First, Mindful Joint 2018 at the School of Visual Arts and New York University brought together artists, writers and curators from South Korea and the U.S. The symposium did not attempt to define what contemporary Korean art is, nor did present a unified history. Instead, the symposium assimilated practices of prominent Korean artists to the conversations that are taking place around the world by matching professionals in the U.S. whose practices share similar interests. For instance, the event invited an artist, a curator, and a writer in the United States who knows little about contemporary Korean art. However, they can be well matched. Mindful Joint 2018 offered a meeting point where similar yet different ideas gather together and opened new ideas. Contemporary Korean art has been marginalized as an outsider of the hegemonic discourses of art. This symposium aimed to break the generalized perception of the nation to understand the complexities of practices and cultural backgrounds. Unexpected connections added new lines of narratives into the fabric of global conversations. The participants included Suzanne Anker, Boyong Chang, Onejoon Che, Isla Hansen, Jaewook Lee, Min Oh, Jaeyong Park, Goeun Song, Xiaoyu Weng, and Andrew V. Uroskie.

Mindful Joint 2018, Heecheon Kim, Isla Hansen, Jaeyong Park

For example, Heecheon Kim and Isla Hansen presented their works together as they have similar artistic topics. Heecheon Kim is interested in how technology and the Internet have shaped the ways people in Korea think, behave, and live. Isla Hansen reinterprets and complicates the relationship between the human body and technological progress. She uses the forms of popular media and systems of production and recreates ways in which bodies connect to technologies. However, their works reflect different cultural and ideological backgrounds as one lives in South Korea and the other lives in the States.

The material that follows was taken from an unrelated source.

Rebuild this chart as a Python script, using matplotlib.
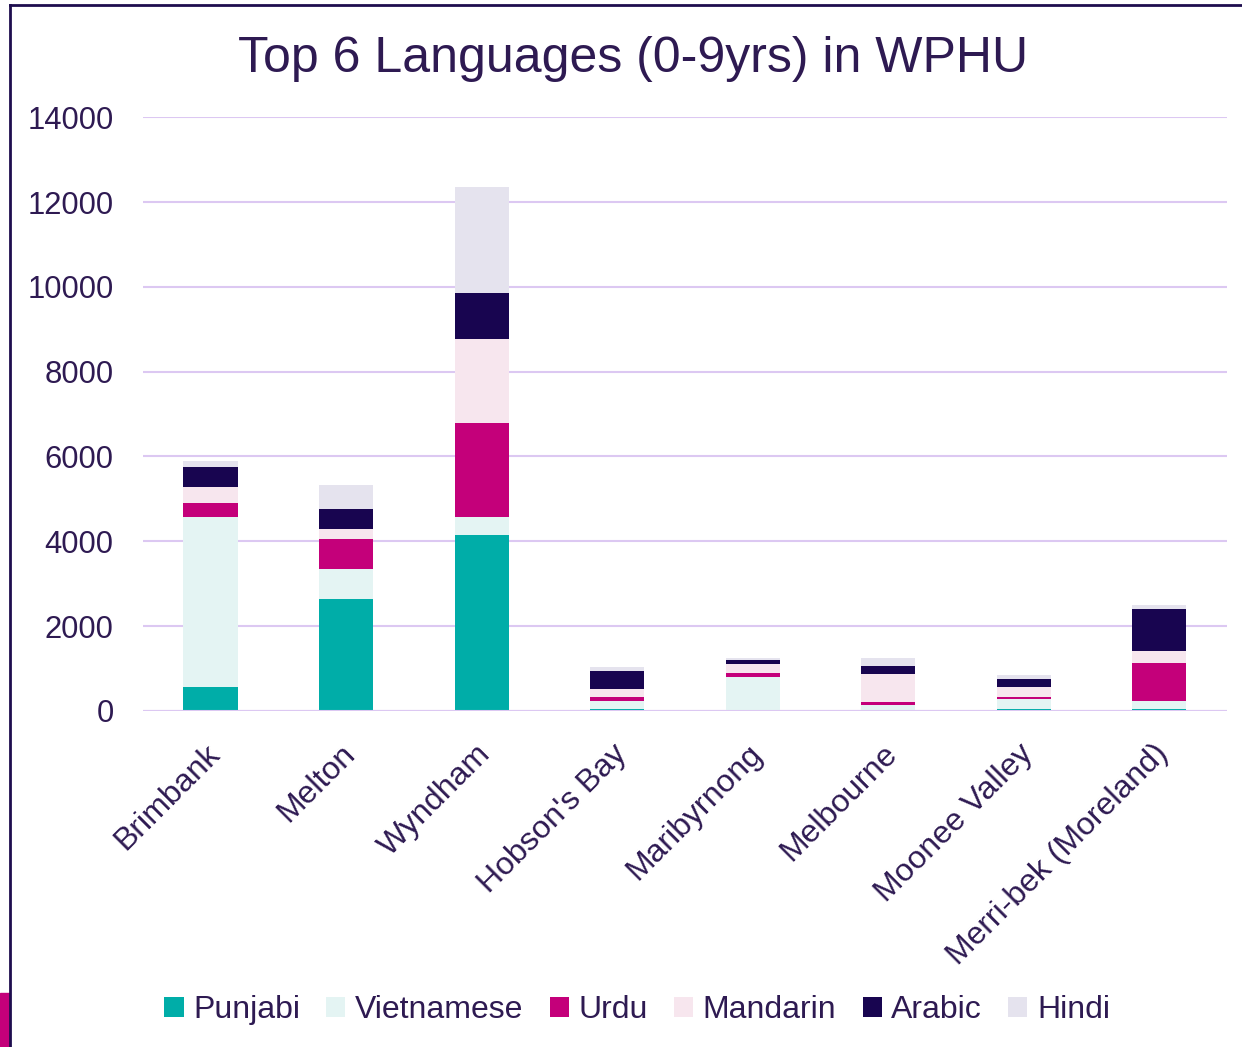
import matplotlib.pyplot as plt
import numpy as np
from matplotlib.lines import Line2D
from matplotlib.patches import Rectangle
from matplotlib.transforms import ScaledTranslation

plt.rcParams["font.family"] = ["Liberation Sans", "DejaVu Sans"]

areas = ["Brimbank", "Melton", "Wyndham", "Hobson's Bay", "Maribyrnong",
         "Melbourne", "Moonee Valley", "Merri-bek (Moreland)"]
languages = ["Punjabi", "Vietnamese", "Urdu", "Mandarin", "Arabic", "Hindi"]

punjabi = [565, 2640, 4150, 50, 10, 10, 50, 50]
vietnamese = [4005, 705, 425, 190, 800, 140, 235, 190]
urdu = [330, 705, 2215, 95, 95, 50, 50, 895]
mandarin = [375, 235, 1980, 190, 190, 660, 235, 285]
arabic = [470, 470, 1085, 425, 95, 190, 190, 990]
hindi = [140, 565, 2495, 95, 50, 190, 95, 95]

colors = ["#00ADA8", "#E4F4F3", "#C4007A", "#F7E6EE", "#180550", "#E5E3EE"]
text_color = "#2E1A52"
grid_color = "#DCC8F2"

series = [punjabi, vietnamese, urdu, mandarin, arabic, hindi]

fig = plt.figure(figsize=(12.42, 10.47), dpi=100)
ax = fig.add_axes([0.115, 0.321, 0.873, 0.567])

x = np.arange(len(areas))
bottom = np.zeros(len(areas))
for name, vals, c in zip(languages, series, colors):
    ax.bar(x, vals, 0.4, bottom=bottom, color=c, label=name, zorder=3)
    bottom += np.array(vals)

ax.set_xlim(-0.5, len(areas) - 0.5)
ax.set_ylim(0, 14000)
ax.set_yticks(range(0, 14001, 2000))
ax.yaxis.grid(True, color=grid_color, linewidth=1.5, zorder=0)
ax.tick_params(axis="y", length=0, pad=21, labelsize=22.3, labelcolor=text_color)
ax.tick_params(axis="x", length=0, pad=20, labelsize=23, labelcolor=text_color)
ax.set_xticks(x)
ax.set_xticklabels(areas, rotation=45, ha="right", rotation_mode="anchor")
shift = ScaledTranslation(-6 / 100, 0, fig.dpi_scale_trans)
for lbl in ax.get_xticklabels():
    lbl.set_transform(lbl.get_transform() + shift)
for s in ax.spines.values():
    s.set_visible(False)
ax.axhline(0, color=grid_color, linewidth=1.5, zorder=4)

fig.suptitle("Top 6 Languages (0-9yrs) in WPHU", x=0.51, y=0.944, va="center",
             fontsize=36, color=text_color)

ax.legend(loc="center", bbox_to_anchor=(0.513, 0.035), bbox_transform=fig.transFigure,
          ncol=6, frameon=False, fontsize=23, labelcolor=text_color,
          handlelength=0.6, handleheight=0.6, handletextpad=0.3, columnspacing=0.82)

# slide frame decorations
fig.add_artist(Line2D([10 / 1242, 10 / 1242], [0, 1 - 5 / 1047], color="#1E0D4E", linewidth=2))
fig.add_artist(Line2D([10 / 1242, 1], [1 - 5 / 1047, 1 - 5 / 1047], color="#1E0D4E", linewidth=2))
fig.add_artist(Rectangle((0, 0), 9 / 1242, 54 / 1047, transform=fig.transFigure,
                         color="#C4007A", zorder=0))

plt.savefig("out.png", dpi=100)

Li Binyuan, Drawing Board 100 x 40, 2017

MoMA PS1 presents a two-person show that brings together two Chinese artists from different generations : Zhang Huan (b. 1965) and Li Binyuan (b. 1985). They both use the human body as an artistic medium and a political symbol. The artists generate tensions between the body and the landscape. For example, in his video, Li Binyuan stands hard against rushing water from a burst roadside dam. Zhang Huan hired performers who stacked their naked bodies on top of each other on a mountain. Their physical struggles serve as poetic tools that link between collectivism and individualism as well as the natural and the cultural.

Wong Ping, Dear, can I give you a hand, 2018

Finally, One Hand Clapping is a group exhibition curated by Xiaoyu Weng, The Robert H. N. Ho Family Foundation Associate Curator of Chinese Art, and Hou Hanru, Consulting Curator, The Robert H. N. Ho Family Foundation Chinese Art Initiative and supported by Kyung An, Assistant Curator, Asian Art at the Guggenheim. The exhibition presents newly commissioned works by artists born in Greater China. The geographic regions of Greater China include Mainland China, Hong Kong, Macau, and Taiwan. The participating artists are Cao Fei, Duan Jianyu, Lin Yilin, Wong Ping, and Samson Young. Curator Weng states that “the artists in this exhibition explore how globalization affects our understanding of the future.” While the two previous exhibitions focused more on how artists revisit the past of the regions, One Hand Clapping re-imagine the future. The future presented in this exhibition is quite complicated ; it is both romantic, crazy, absurd, raunchy, fun, melancholic, etc.

Wong Ping, Dear, can I give you a hand, 2018

For example, artist Wong Ping has developed unique imagery that reminds us of early video games and comic books. His animation shows silly stories of sex, politics and social relations. However, his raunchy absurdity somehow makes perfect senses as it reflects our contemporary life that consists of full of ironies.